The next morning, my son came down the stair and suddenly told me some events that had happened the previous day at school.. he did not want to go to school because of what happened. It required my immediate attention and so I had to arrange to see the Head Teacher and the team had to wait.

Running an hour late and sleep deprived, I knew more than ever that I had to be honest with this team how hard it is at times.

I have had a rough 4 years...with little let up. I won't go into what I said, if I am honest I am not entirely sure. It was passionate and from the heart.

What I do know is that several thanked me for my honesty. I also know that more than one of them connect with me from wherever they are in the world if the want to chat about or mull over decisions. They know I will listen... they know I love the nitty gritty of pastoral care. Helping people to evaluate their position and enable them to create a space where they can stand back and work out what God is saying to them. It is easy to tell students that full time mission is just the best ever... and it is at times. I am fortunate to be able to share my life everyday and share hope and love... but there are days that are hard. Sometimes even Christians don't get you. Or they want you to spend more time with them, instead of those who don't know God. Almost like you will fall off the wagon, if you don't set yourself apart.
All of these encounters with people matter, even if it is 30 minutes of my day (or more). Seeing people through these small things are just as important to the more visible parts of ministry. One person matters to God.
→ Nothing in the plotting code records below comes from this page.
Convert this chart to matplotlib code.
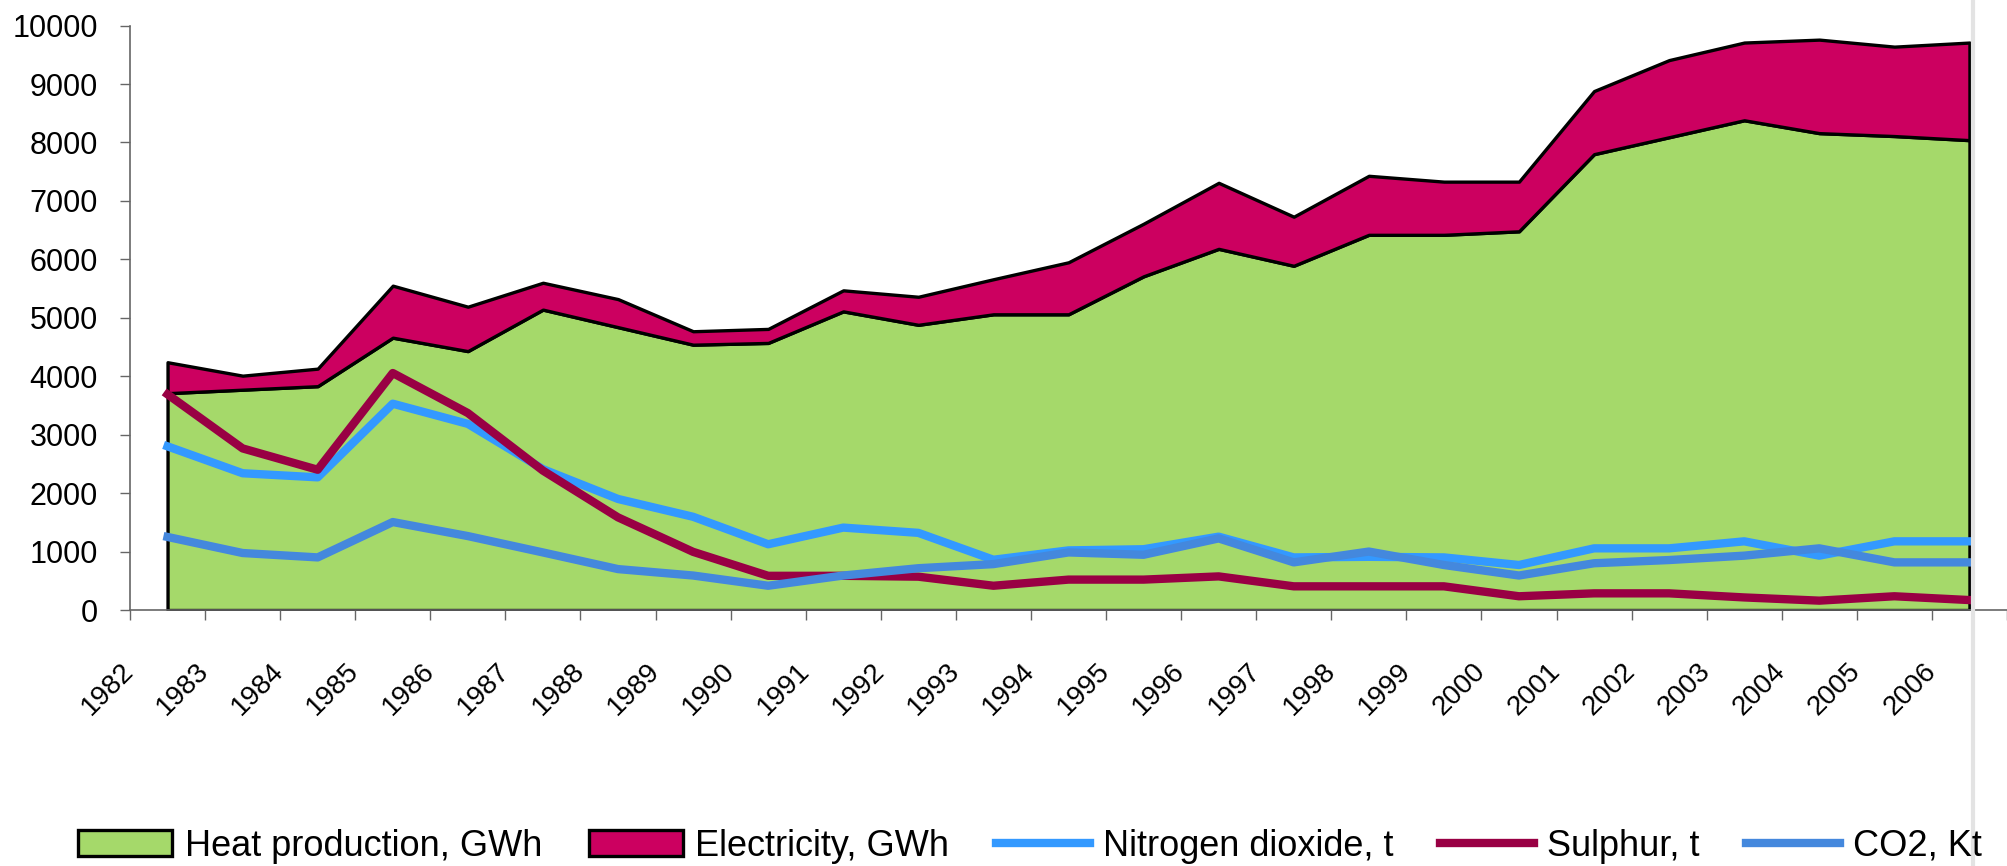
import numpy as np
import matplotlib
matplotlib.use("Agg")
import matplotlib.pyplot as plt
from matplotlib.lines import Line2D
from matplotlib.transforms import ScaledTranslation

plt.rcParams["font.family"] = ["Liberation Sans", "DejaVu Sans"]

# ── data ────────────────────────────────────────────────────────────────────
years = [str(y) for y in range(1982, 2007)]

heat_gwh = [3710, 3770, 3830, 4660, 4430, 5140, 4840, 4540, 4570, 5110,
            4880, 5060, 5060, 5710, 6180, 5890, 6420, 6420, 6480, 7800,
            8090, 8380, 8160, 8110, 8040]
electricity_gwh = [530, 240, 300, 890, 760, 460, 480, 230, 240, 360,
                   480, 600, 890, 900, 1130, 840, 1010, 910, 850, 1080,
                   1320, 1330, 1600, 1530, 1670]
no2_t = [2800, 2340, 2270, 3530, 3185, 2410, 1900, 1595, 1125, 1410,
         1320, 860, 1020, 1040, 1255, 900, 910, 900, 770, 1055,
         1055, 1175, 930, 1175, 1175]
sulphur_t = [3690, 2765, 2400, 4055, 3370, 2385, 1585, 995, 585, 585,
             570, 415, 520, 520, 575, 405, 405, 405, 235, 285,
             285, 215, 160, 235, 170]
co2_kt = [1250, 975, 900, 1505, 1265, 985, 700, 590, 415, 590,
          715, 785, 985, 945, 1225, 815, 1000, 770, 590, 800,
          855, 930, 1055, 815, 815]

# ── figure ──────────────────────────────────────────────────────────────────
W, H = 2007, 866
fig = plt.figure(figsize=(W / 100, H / 100), dpi=100)
ax = fig.add_axes([130 / W, (H - 610) / H, 1 - 130 / W, (610 - 25.6) / H])

x = np.arange(len(years))
heat = np.array(heat_gwh)
total = heat + np.array(electricity_gwh)

# stacked areas with black outlines
h_heat = ax.fill_between(x, 0, heat, facecolor="#A5D96A", edgecolor="black",
                         linewidth=2.4, zorder=1)
h_el = ax.fill_between(x, heat, total, facecolor="#CC0060", edgecolor="black",
                       linewidth=2.4, zorder=1)

# emission lines on top
h_no2, = ax.plot(x, no2_t, color="#3399FF", lw=6, zorder=2)
h_s, = ax.plot(x, sulphur_t, color="#990044", lw=6, zorder=3)
h_co2, = ax.plot(x, co2_kt, color="#4488DD", lw=6, zorder=4)

ax.set_xlim(-0.5, 24.5)
ax.set_ylim(0, 10000)
ax.set_yticks(np.arange(0, 10001, 1000))

# tick marks sit between categories, year labels hang off those marks
ax.set_xticks(np.arange(len(years) + 1) - 0.5)
ax.set_xticklabels(years + [""], rotation=45, ha="right", va="center",
                   rotation_mode="anchor")
shift = ScaledTranslation(8 / 100, 0, fig.dpi_scale_trans)
for lab in ax.get_xticklabels():
    lab.set_transform(lab.get_transform() + shift)

for side in ("top", "right"):
    ax.spines[side].set_visible(False)
for side in ("left", "bottom"):
    ax.spines[side].set_color("#666666")
    ax.spines[side].set_linewidth(1.2)

ax.tick_params(axis="y", direction="out", length=7.2, width=1, color="#666666",
               labelsize=22, pad=16)
ax.tick_params(axis="x", direction="out", length=7.2, width=1, color="#666666",
               labelsize=20, pad=34)

fig.legend([h_heat, h_el, h_no2, h_s, h_co2],
           ["Heat production, GWh", "Electricity, GWh", "Nitrogen dioxide, t",
            "Sulphur, t", "CO2, Kt"],
           loc="center left", bbox_to_anchor=(60 / W, 20 / H), ncol=5,
           frameon=False, fontsize=26, borderpad=0, handlelength=2.6,
           handleheight=0.75, handletextpad=0.35, columnspacing=1.3)

# thin grey border where the original was cut off
fig.add_artist(Line2D([1973 / W, 1973 / W], [0, 1], transform=fig.transFigure,
                      color="#e3e3e3", lw=3))

fig.savefig("out.png", dpi=100)
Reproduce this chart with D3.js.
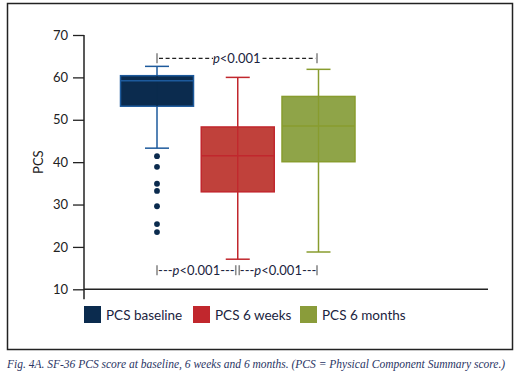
<!doctype html>
<html>
  <head>
    <script src="https://cdnjs.cloudflare.com/ajax/libs/d3/7.8.5/d3.min.js"></script>
    <style>
      body { margin: 0; background: #fff; }
      text { font-family: Lato, "Open Sans", sans-serif; }
    </style>
  </head>
  <body>
    <svg width="520" height="378"></svg>
    <script>
        // values
        var groups = ["PCS baseline", "PCS 6 weeks", "PCS 6 months"];
        var whiskerLow  = [43.3, 17.1, 18.8];
        var q1          = [53.2, 33.0, 40.1];
        var median      = [59.2, 41.5, 48.5];
        var q3          = [60.4, 48.3, 55.5];
        var whiskerHigh = [62.6, 60.0, 61.9];
        var outliers    = [[41.4, 38.9, 34.9, 33.2, 29.6, 25.4, 23.5], [], []];
        var yTicks = [10, 20, 30, 40, 50, 60, 70];
        var topBracketY = 64.5;
        var bottomBracketY = 14.5;
        var pLabel = "<0.001";

        var fills   = ["#0b2b4e", "#c0413b", "#8fa448"];
        var strokes = ["#1d5a9c", "#c1272d", "#889c2e"];
        var inner   = ["#0b2b4e", "#c1272d", "#889c2e"];
        var legendFill = ["#0b2b4e", "#c1272d", "#8a9c3a"];

        var svg = d3.select("svg");

        // frame
        svg.append("rect")
            .attr("x", 7.5).attr("y", 3.5)
            .attr("width", 505).attr("height", 346)
            .attr("fill", "none").attr("stroke", "#222").attr("stroke-width", 1.5);

        var y = d3.scaleLinear().domain([10, 70]).range([289.3, 35]);
        var x = d3.scalePoint().domain(groups).range([157, 318.5]);
        var boxW = 73, capW = 24;

        // y axis
        var yAxis = svg.append("g")
            .attr("transform", "translate(84,0)")
            .call(d3.axisLeft(y).tickValues(yTicks).tickSize(11).tickPadding(5));
        yAxis.select(".domain").remove();
        yAxis.selectAll("line").attr("stroke", "#222").attr("stroke-width", 1.3);
        yAxis.selectAll("text").attr("font-size", 13).attr("fill", "#222")
            .style("font-family", "Lato, sans-serif");
        svg.append("line")
            .attr("x1", 84).attr("x2", 84)
            .attr("y1", y(70)).attr("y2", y(10) + 10)
            .attr("stroke", "#222").attr("stroke-width", 1.5);
        // x axis baseline
        svg.append("line")
            .attr("x1", 84).attr("x2", 488)
            .attr("y1", y(10)).attr("y2", y(10))
            .attr("stroke", "#222").attr("stroke-width", 1.5);

        svg.append("text")
            .attr("transform", "translate(43," + y(40) + ") rotate(-90)")
            .attr("text-anchor", "middle")
            .attr("font-size", 13).attr("fill", "#222")
            .text("PCS");

        // boxes
        var boxes = svg.selectAll("g.box")
            .data(groups)
            .enter()
            .append("g").attr("class", "box");

        boxes.append("line")
            .attr("x1", d => x(d)).attr("x2", d => x(d))
            .attr("y1", (d, i) => y(whiskerLow[i])).attr("y2", (d, i) => y(q1[i]))
            .attr("stroke", (d, i) => strokes[i]).attr("stroke-width", 1.5);
        boxes.append("line")
            .attr("x1", d => x(d)).attr("x2", d => x(d))
            .attr("y1", (d, i) => y(q3[i])).attr("y2", (d, i) => y(whiskerHigh[i]))
            .attr("stroke", (d, i) => strokes[i]).attr("stroke-width", 1.5);
        boxes.selectAll("line.cap")
            .data((d, i) => [whiskerLow[i], whiskerHigh[i]].map(v => ({g: d, v: v, i: i})))
            .enter()
            .append("line")
                .attr("x1", d => x(d.g) - capW / 2).attr("x2", d => x(d.g) + capW / 2)
                .attr("y1", d => y(d.v)).attr("y2", d => y(d.v))
                .attr("stroke", d => strokes[d.i]).attr("stroke-width", 1.5);
        boxes.append("rect")
            .attr("x", d => x(d) - boxW / 2)
            .attr("y", (d, i) => y(q3[i]))
            .attr("width", boxW)
            .attr("height", (d, i) => y(q1[i]) - y(q3[i]))
            .attr("fill", (d, i) => fills[i])
            .attr("stroke", (d, i) => strokes[i]).attr("stroke-width", 1.5);
        boxes.append("line")
            .attr("x1", d => x(d)).attr("x2", d => x(d))
            .attr("y1", (d, i) => y(q3[i])).attr("y2", (d, i) => y(q1[i]))
            .attr("stroke", (d, i) => inner[i]).attr("stroke-width", 1.3);
        boxes.append("line")
            .attr("x1", d => x(d) - boxW / 2).attr("x2", d => x(d) + boxW / 2)
            .attr("y1", (d, i) => y(median[i])).attr("y2", (d, i) => y(median[i]))
            .attr("stroke", (d, i) => strokes[i]).attr("stroke-width", 1.5);
        boxes.selectAll("circle")
            .data((d, i) => outliers[i].map(v => ({g: d, v: v, i: i})))
            .enter()
            .append("circle")
                .attr("cx", d => x(d.g)).attr("cy", d => y(d.v))
                .attr("r", 2.9)
                .attr("fill", d => fills[d.i]);

        // significance brackets
        function tick(xp, yc) {
            svg.append("line")
                .attr("x1", xp).attr("x2", xp)
                .attr("y1", yc - 5).attr("y2", yc + 5)
                .attr("stroke", "#8a8a8a").attr("stroke-width", 1.6);
        }
        function pText(cx, yb, pre, post) {
            var t = svg.append("text")
                .attr("x", cx).attr("y", yb)
                .attr("text-anchor", "middle")
                .attr("font-size", 13).attr("fill", "#1b2440");
            t.append("tspan").text(pre);
            t.append("tspan").attr("font-style", "italic").text("p");
            t.append("tspan").text(pLabel + post);
            return t;
        }

        var x0 = x(groups[0]), x1 = x(groups[1]), x2 = x(groups[2]);
        var ty = y(topBracketY);
        tick(x0, ty); tick(x2 - 1.5, ty);
        svg.append("line")
            .attr("x1", x0 + 2).attr("x2", x0 + 56)
            .attr("y1", ty).attr("y2", ty)
            .attr("stroke", "#222").attr("stroke-width", 1.2).attr("stroke-dasharray", "4,2.6");
        svg.append("line")
            .attr("x1", x2 - 56).attr("x2", x2 - 3)
            .attr("y1", ty).attr("y2", ty)
            .attr("stroke", "#222").attr("stroke-width", 1.2).attr("stroke-dasharray", "4,2.6");
        pText((x0 + x2) / 2 - 1, ty + 4.5, "", "");

        var by = y(bottomBracketY);
        tick(x0, by); tick(x1 - 2, by); tick(x1 + 1.5, by); tick(x2 - 1.5, by);
        pText((x0 + x1) / 2 - 1, by + 4.5, "---", "---");
        pText((x1 + x2) / 2, by + 4.5, "---", "---");

        // legend
        var legendX = [84, 193, 300];
        var legend = svg.selectAll("g.legend")
            .data(groups)
            .enter()
            .append("g")
                .attr("transform", (d, i) => "translate(" + legendX[i] + ",306)");
        legend.append("rect")
            .attr("width", 17).attr("height", 17)
            .attr("fill", (d, i) => legendFill[i]);
        legend.append("text")
            .attr("x", 22).attr("y", 14)
            .attr("font-size", 13.5).attr("fill", "#1b2440")
            .text(d => d);

        // caption
        svg.append("text")
            .attr("x", 7).attr("y", 368)
            .attr("font-size", 11.5)
            .attr("font-style", "italic")
            .attr("fill", "#2a3564")
            .style("font-family", "'Liberation Serif', 'DejaVu Serif', serif")
            .text("Fig. 4A. SF-36 PCS score at baseline, 6 weeks and 6 months. (PCS = Physical Component Summary score.)");
    </script>
  </body>
</html>
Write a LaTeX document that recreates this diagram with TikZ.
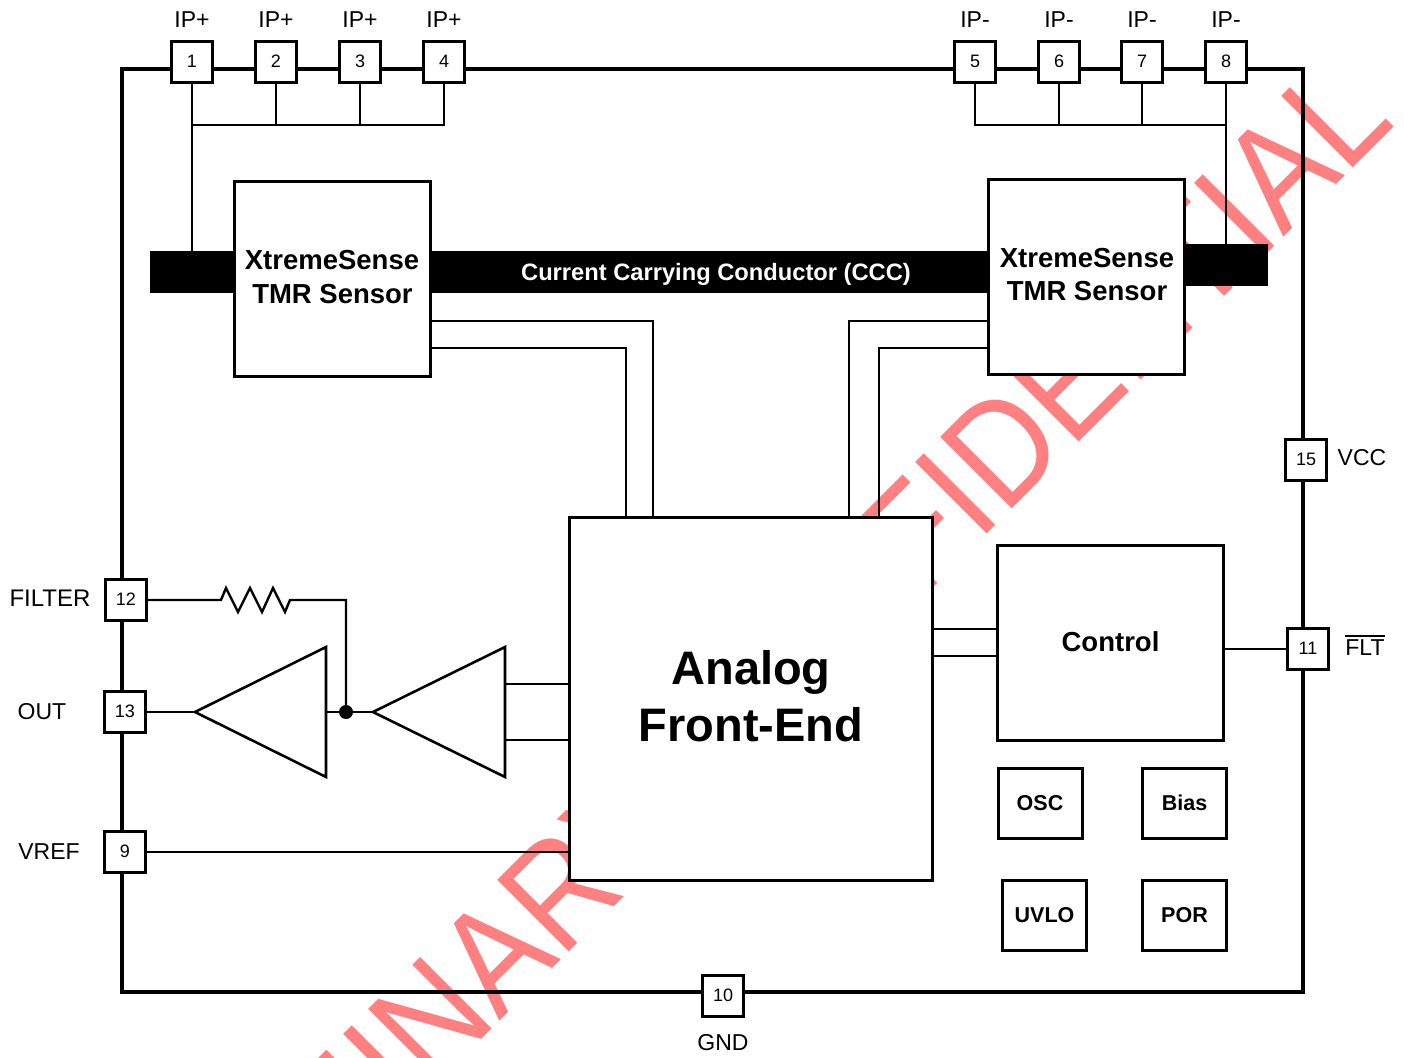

Life is messy, are you going to roll your sleeves up or stand back and pass judgement?

If we are going to train people to be in the mission field, we need to equip them how to stay when the going gets tough. My trials can not compare to that of missionaries in danger zones.

I was juggling the challenge of ageing parents, bereavement, the grief of your children, whilst the challenge of bullies. Being a mum and doing work. Not to mention feeling orphaned. Then the panic of being in a supermarket, when you are at the point of still trying to function..Every part of you at full stretch for years, whilst few noticed.

You just want to scream "Can anyone see me?"

Just like the dynamism of short term mission you can't sustain that without the cracks beginning to show.... but you are on this runaway train and you can't jump off.

Spinning plate syndrome occurs...

Until one day God says "BUCK"

So like a heavy laden donkey, the yoke that has been weighing it down has been thrown.

Have I given up? No chance, I know who called me and I know who will see me through. Some things will be picked up again and some things won't.

This might be a crossroads in the journey.... or the end of the chapter ....but its not the end of the story.... but it may be a new chapter is about to begin.